Sensory inputs triggered by external stimuli are projected into discrete arrays of neuronal modules in the primary sensory cortex. This whisker-to-barrel pathway has gained in popularity as a model system for studying the development of cortical circuits and sensory processing because its clear patterns facilitate the identification of genetically modified mice with whisker map deficits and make possible coordinated in vitro and in vivo electrophysiological studies. Numerous whisker map determinants have been identified in the past two decades. In this review, we summarize what have we learned from the detailed studies conducted in various mutant mice with cortical whisker map deficits. We will specifically focus on the anatomical and functional establishment of the somatosensory thalamocortical circuits.

Figure 1

The lemniscal whisker-to-barrel pathway in the mouse brain. (A) The whiskers on the snout are innervated by the infraorbital branch of the maxillary nerve (ION), which transmit sensory information to the rostral principal nucleus (PrV) in the brainstem. Trigeminothalamic axons from the PrV project to the ventral posteromedial nucleus (VPM) in the thalamus in the contralateral hemisphere. Thalamocortical axons from the VPM project to the primary somatosensory cortex (S1). The five rows of whiskers and the straddle whiskers are color-coded. (B) Representative images of CO-stained coronal sections through PrV of brain stem (barrelettes), VPM of thalamus (barreloids), and tangential sections through cortical layer IV (barrels). CO patches corresponding to rostroventral whiskers are marked with orange and green circles, and caudodorsal whiskers with yellow circles. Drawing in A is modified from an Adobe Illustrator file generously provided by Dr. Knott (Knott et al., 2002).

Figure 2

Timeline for development of the mouse cortical whisker map.

Figure 3

Schematic diagram showing examples of reconstructed layer IV spiny stellate neurons, and single thalamocortical axons in wildtype, Cx-mGluR5 KO, Cx-NR1 KO and NR2B mosaic mutant mice. (A) In wildtype mice, layer IV spiny stellate neurons show polarized dendritic morphology with the majority of their dendrites projecting toward the barrel hollow (pink).
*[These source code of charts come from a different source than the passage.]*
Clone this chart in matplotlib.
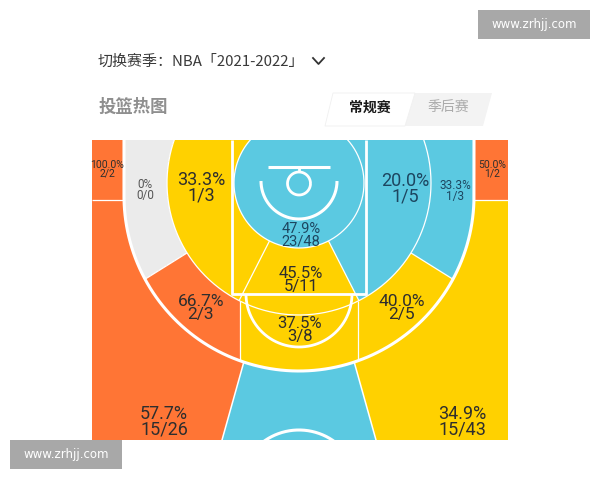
import matplotlib
matplotlib.use("Agg")
import matplotlib.pyplot as plt
import numpy as np
from matplotlib.colors import ListedColormap
from matplotlib.patches import Rectangle, Polygon

plt.rcParams["font.family"] = ["Noto Sans CJK SC", "DejaVu Sans"]

season_label = "切换赛季：NBA「2021-2022」"
section_title = "投篮热图"
tabs = ["常规赛", "季后赛"]
watermark = "www.zrhjj.com"

# shot zones (order matters for the label map below)
zones = ["restricted", "paint", "mid_left", "mid_right", "mid_top",
         "long_left_wing", "long_left_base", "long_right_wing", "long_right_base",
         "corner3_left", "wing3_left", "top3", "wing3_right", "corner3_right"]
made = [23, 5, 1, 1, 3, 2, 0, 2, 1, 2, 15, None, 15, 1]
attempts = [48, 11, 3, 5, 8, 3, 0, 5, 3, 2, 26, None, 43, 2]
heat = ["cold", "avg", "avg", "cold", "avg", "hot", "none", "avg", "cold",
        "hot", "hot", "cold", "avg", "hot"]

heat_levels = ["none", "cold", "avg", "hot"]
heat_colors = ["#ebebeb", "#5bc9e1", "#ffd100", "#ff7535"]

# label placement (pixel coords) and font size for each zone
label_pos = [(301, 235, 10.5), (301, 280, 12), (201, 188, 13), (405, 189, 13),
             (300, 330, 12), (201, 308, 12.5), (145, 190, 8.5), (402, 308, 12.5),
             (455, 191, 8.5), (107, 169, 7.5), (164, 422, 13), None,
             (462, 422, 13), (492, 169, 7.5)]

# court geometry in pixels
HX, HY = 299, 183          # hoop
R1, R2 = 65, 132           # inner circle / mid-range arc
AX, AY, R3 = 299, 196, 175  # three point arc
L, R, T, B = 92, 508, 140, 440

fig = plt.figure(figsize=(6, 4.8), dpi=100)
ax = fig.add_axes([0, 0, 1, 1])
ax.set_xlim(0, 600)
ax.set_ylim(480, 0)
ax.axis("off")

# --- zone label map
xs = np.arange(L, R, 0.5) + 0.25
ys = np.arange(T, B, 0.5) + 0.25
X, Y = np.meshgrid(xs, ys)
dx = X - HX
dy = Y - HY
d = np.hypot(dx, dy)
inside = np.where(Y < AY, np.abs(X - AX) < R3, np.hypot(X - AX, Y - AY) < R3)
is_left = dx < 0
phi = np.degrees(np.arctan2(np.abs(dx), dy))
beta = np.degrees(np.arctan2(dy, np.abs(dx)))

zi = zones.index
zone = np.full(X.shape, -1)
inner = inside & (d >= R1) & (d < R2)
outer = inside & (d >= R2)
zone[inside & (d < R1)] = zi("restricted")
zone[inner & (phi < 27)] = zi("paint")
zone[inner & (phi >= 27) & is_left] = zi("mid_left")
zone[inner & (phi >= 27) & ~is_left] = zi("mid_right")
top_mid = outer & (dy > 0) & (np.abs(dx) < 59)
zone[top_mid] = zi("mid_top")
zone[outer & ~top_mid & (beta < 32) & is_left] = zi("long_left_base")
zone[outer & ~top_mid & (beta >= 32) & is_left] = zi("long_left_wing")
zone[outer & ~top_mid & (beta < 32) & ~is_left] = zi("long_right_base")
zone[outer & ~top_mid & (beta >= 32) & ~is_left] = zi("long_right_wing")
out3 = ~inside
corner = out3 & (Y < 200)
top3 = out3 & ~corner & (np.abs(dx) < 56 + 0.28 * (Y - 365))
zone[corner & is_left] = zi("corner3_left")
zone[corner & ~is_left] = zi("corner3_right")
zone[top3] = zi("top3")
zone[out3 & ~corner & ~top3 & is_left] = zi("wing3_left")
zone[out3 & ~corner & ~top3 & ~is_left] = zi("wing3_right")

zone_level = np.array([heat_levels.index(h) for h in heat])
ax.imshow(zone_level[zone], cmap=ListedColormap(heat_colors), vmin=-0.5, vmax=3.5,
          extent=(L, R, B, T), interpolation="nearest", zorder=1)

court = Rectangle((L, T), R - L, B - T, transform=ax.transData)


def line(x, y, lw):
    ln, = ax.plot(x, y, color="white", lw=lw, solid_capstyle="butt", zorder=3)
    ln.set_clip_path(court)


th = np.linspace(0, 2 * np.pi, 400)
lower = np.linspace(0, np.pi, 200)

# zone boundaries (thin)
line(HX + R1 * np.cos(th), HY + R1 * np.sin(th), 0.9)
line(HX + R2 * np.cos(th), HY + R2 * np.sin(th), 0.9)
for s in (-1, 1):
    a = np.radians(27)
    line([HX + s * R1 * np.sin(a), HX + s * R2 * np.sin(a)],
         [HY + R1 * np.cos(a), HY + R2 * np.cos(a)], 0.9)
    line([HX + s * 59, HX + s * 59],
         [HY + np.sqrt(R2 ** 2 - 59 ** 2), AY + np.sqrt(R3 ** 2 - 59 ** 2)], 0.9)
    b = np.radians(32)
    t = np.linspace(R2, 220, 400)
    px, py = HX + s * t * np.cos(b), HY + t * np.sin(b)
    keep = np.hypot(px - AX, py - AY) <= R3
    line(px[keep], py[keep], 0.9)
    yy = np.linspace(340, 450, 200)
    xx = HX + s * (56 + 0.28 * (yy - 365))
    keep = np.hypot(xx - AX, yy - AY) >= R3
    line(xx[keep], yy[keep], 1.1)
line([L, AX - R3], [200, 200], 0.9)
line([AX + R3, R], [200, 200], 0.9)

# court markings (thick)
arc_x = AX + R3 * np.cos(lower)
arc_y = AY + R3 * np.sin(lower)
line(np.r_[AX + R3, arc_x, AX - R3], np.r_[T, arc_y, T], 2.2)
line([232, 232, 366, 366], [T, 294, 294, T], 2.0)
line(HX + 53 * np.cos(lower), 294 + 53 * np.sin(lower), 2.0)
line(HX + 38 * np.cos(lower), 181 + 38 * np.sin(lower), 2.2)
line([268, 330], [167, 167], 2.2)
line([HX, HX], [167, 172], 2.0)
line(HX + 11.5 * np.cos(th), 183.5 + 11.5 * np.sin(th), 2.0)
line(HX + 60 * np.cos(th), 490 + 60 * np.sin(th), 2.2)

# zone labels
for i, pos in enumerate(label_pos):
    if pos is None:
        continue
    x, y, size = pos
    m, a = made[i], attempts[i]
    pct = "0%" if a == 0 else f"{100 * m / a:.1f}%"
    color = {"cold": "#1d4660", "none": "#555555"}.get(heat[i], "#2e2e2e")
    ax.text(x, y, f"{pct}\n{m}/{a}", ha="center", va="center", fontsize=size,
            color=color, family="Roboto", linespacing=0.85, zorder=4)

# header
ax.text(98, 62, season_label, fontsize=10.8, color="#3a3a3a", va="center", ha="left")
ax.plot([313, 318.5, 324], [58, 64, 58], color="#333333", lw=1.3)
ax.text(99, 107, section_title, fontsize=12.5, color="#8f8f8f", weight="bold",
        va="center", ha="left")
ax.add_patch(Polygon([(415, 93), (492, 93), (483, 126), (405, 126)],
                     closed=True, facecolor="#f3f3f3", edgecolor="none"))
ax.add_patch(Polygon([(333, 93), (415, 93), (405, 126), (325, 126)],
                     closed=True, facecolor="white", edgecolor="#f0f0f0", lw=0.6))
ax.text(370, 108, tabs[0], fontsize=10, color="#1a1a1a", weight="bold",
        ha="center", va="center")
ax.text(448, 108, tabs[1], fontsize=10, color="#aaaaaa", ha="center", va="center")

# watermarks
for x0, y0 in [(478, 10), (10, 440)]:
    ax.add_patch(Rectangle((x0, y0), 112, 29, facecolor="#a8a8a8", edgecolor="none",
                           zorder=5))
    ax.text(x0 + 56, y0 + 14.5, watermark, fontsize=8.5, color="white",
            family="DejaVu Sans", ha="center", va="center", zorder=6)

fig.savefig("out.png", dpi=100)
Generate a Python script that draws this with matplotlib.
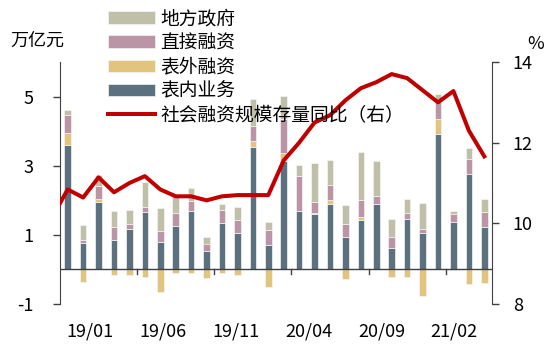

For simplicity, only spiny stellate neurons are depicted here. In both Cx-mGluR5 and Cx-NR1 KO mice, layer IV neurons are evenly distributed in the barrel field, and have symmetric dendritic morphology (non-polarized pattern, depicted in grey). In NR2B mosaic KO mice, mutant layer IV neurons located in the barrel walls show non-polarized dendritic pattern. (B) Examples of reconstructed single TCAs. In wildtype mice, the axon arbor in layer IV develops from a single axon, forming numerous axon collaterals, with a dominant orientation of the branches toward the barrel center, individual TCAs form highly branched and densely clustered arbors corresponding to the mapped facial whisker. In Cx-mGluR5 KO mice and MAOA KO mice, the complexity of TCA arbors is much reduced, and collaterals grow in divergent directions instead of forming a narrow cluster. In Cx-NR1 KO mice, TCAs have exuberant branches. Drawings were based on data shown in Datwani et al. (2002), Rebsam et al. (2002), Lee et al. (2005), Espinosa et al. (2009), and Ballester-Rosado et al. (2010).